Sam and I have been working on a collaborative project with a long time client for a month or so now. The client came with her original sketch and asked us to expand on her ideas and create a 54" bench for an entryway. We sent some sketches back and forth and I liked what was happening so much, Sam started a prototype base in the metal shop. One thing led to another and we decided on bubinga for the wood parts, added an inlay on the seat edge based on a picture of part of a sideboard she sent us, and after a couple tries, using photo printed enlarged versions of the inlay photo, we got the whole thing mocked up. We weren't totally happy with the feet we orginaly made so after consulting with Cynthia, we made a new one based on her input, which we liked a LOT better. Then, at her request we leafed the new foot sample with palladium, which is a cooler, more silvery version of gold leaf. After seeing that, we decided it conflicted color-wise with the curly maple of the inlay, so we're going to do another sample in real gold leaf, which I think will be very elegant. We're working on the parts for the real bench in the metal shop this week and we're moving the project along. It's going to be a fun one. Click the photos to enlarge....

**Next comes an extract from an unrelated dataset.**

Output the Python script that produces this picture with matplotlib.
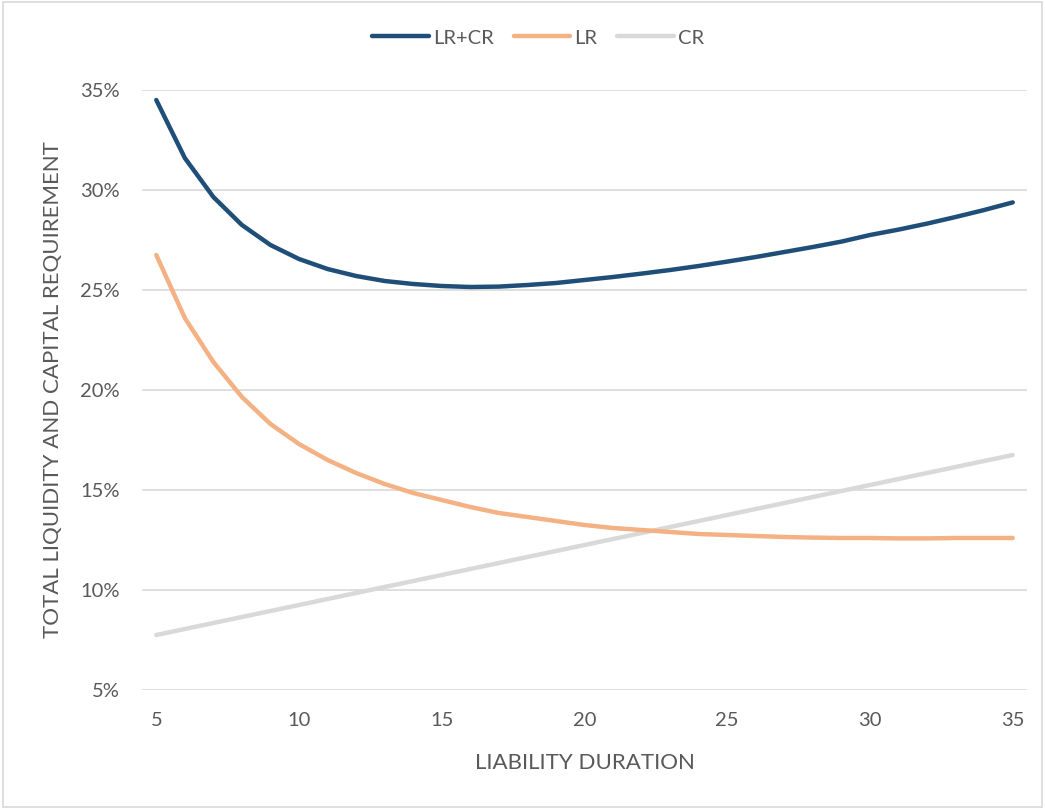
import numpy as np
import matplotlib.pyplot as plt
from matplotlib.patches import Rectangle
from matplotlib.ticker import FuncFormatter

plt.rcParams['font.family'] = ['Lato', 'DejaVu Sans']

# liability duration (years)
duration = list(range(5, 36))

# liquidity requirement, %
lr = [26.75, 23.6, 21.4, 19.65, 18.3, 17.3, 16.5, 15.85, 15.3, 14.85,
      14.5, 14.15, 13.85, 13.65, 13.45, 13.25, 13.1, 13.0, 12.9, 12.8,
      12.75, 12.7, 12.65, 12.62, 12.6, 12.6, 12.58, 12.58, 12.6, 12.6, 12.6]

# capital requirement, %
cr = [7.75, 8.05, 8.35, 8.65, 8.95, 9.25, 9.55, 9.85, 10.15, 10.45,
      10.75, 11.05, 11.35, 11.65, 11.95, 12.25, 12.55, 12.85, 13.15, 13.45,
      13.75, 14.05, 14.35, 14.65, 14.95, 15.25, 15.55, 15.85, 16.15, 16.45, 16.75]

# total requirement, %
total = [34.5, 31.6, 29.65, 28.25, 27.25, 26.55, 26.05, 25.7, 25.45, 25.3,
         25.2, 25.15, 25.17, 25.25, 25.35, 25.5, 25.65, 25.82, 26.0, 26.2,
         26.42, 26.65, 26.9, 27.15, 27.42, 27.75, 28.02, 28.32, 28.65, 29.0, 29.38]

x_ticks = [5, 10, 15, 20, 25, 30, 35]
y_ticks = [5, 10, 15, 20, 25, 30, 35]

text_color = '#595959'
grid_color = '#d9d9d9'

fig = plt.figure(figsize=(10.45, 8.09), dpi=100)
ax = fig.add_axes([142 / 1045, 119 / 809, 885 / 1045, 600 / 809])

ax.plot(duration, total, color='#1f4e79', lw=3.2, label='LR+CR',
        solid_capstyle='round', zorder=4)
ax.plot(duration, lr, color='#f4b183', lw=3.2, label='LR',
        solid_capstyle='round', zorder=3)
ax.plot(duration, cr, color='#d9d9d9', lw=3.2, label='CR',
        solid_capstyle='round', zorder=2)

ax.set_xlim(4.5, 35.5)
ax.set_ylim(5, 35)
ax.set_xticks(x_ticks)
ax.set_yticks(y_ticks)
ax.yaxis.set_major_formatter(FuncFormatter(lambda v, p: f'{v:.0f}%'))
ax.tick_params(length=0, labelsize=14.5, colors=text_color)
ax.tick_params(axis='x', pad=16)
ax.tick_params(axis='y', pad=16)

ax.grid(axis='y', color=grid_color, lw=1.2)
ax.set_axisbelow(True)
for s in ax.spines.values():
    s.set_visible(False)

ax.set_xlabel('LIABILITY DURATION', fontsize=16, color=text_color, labelpad=17)
ax.set_ylabel('TOTAL LIQUIDITY AND CAPITAL REQUIREMENT', fontsize=16,
              color=text_color, labelpad=12)

leg = fig.legend(loc='center', bbox_to_anchor=(0.515, 1 - 38 / 809), ncol=3,
                 frameon=False, fontsize=14.5, handlelength=2.8,
                 columnspacing=1.0, handletextpad=0.2)
for t in leg.get_texts():
    t.set_color(text_color)

# chart border
fig.patches.append(Rectangle((0.003, 0.003), 0.994, 0.994, transform=fig.transFigure,
                             fill=False, edgecolor=grid_color, lw=1.2))

fig.savefig('out.png', dpi=100)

Update 4 12 .... We're making progress. The base has been gold leafed, and it is an awesome sight ... It almost glows in the dark. Later, with the help of the the client, we'll rub it down to a slightly duller but still dramatic sheen. The frame of the seat has been inlayed and glued up ... You can see a video of our CNC router cutting of the channels for the inlay on You Tube. Next week we'll apply the bead molding and the octagonal end features. Then we'll finish it and await the fabric and the upholsterers schedule.

The seat frame inlayed and glued up

The gold leafed base in the shade and inside the finish room with the lights off

The bench base primed for the gold leaf

Sam has finished the metal work on the base and it's ready to prime

3/22/08 Meeting with the client today. Resolved some design issues ... 'dulled' down the gold leaf by burnishing it, giving it a softer and less Louis XV feel. After some discussion regarding the connector between the front and back x es , we settled on two 3/4 square solids , similar to the original prototype. All that's left now is to build the wooden bubinga bench part with it's 12 feet of ebony and curly maple inlay, finish the connector piece, gold leaf the base and antique it, make the slip seat and upholster it ....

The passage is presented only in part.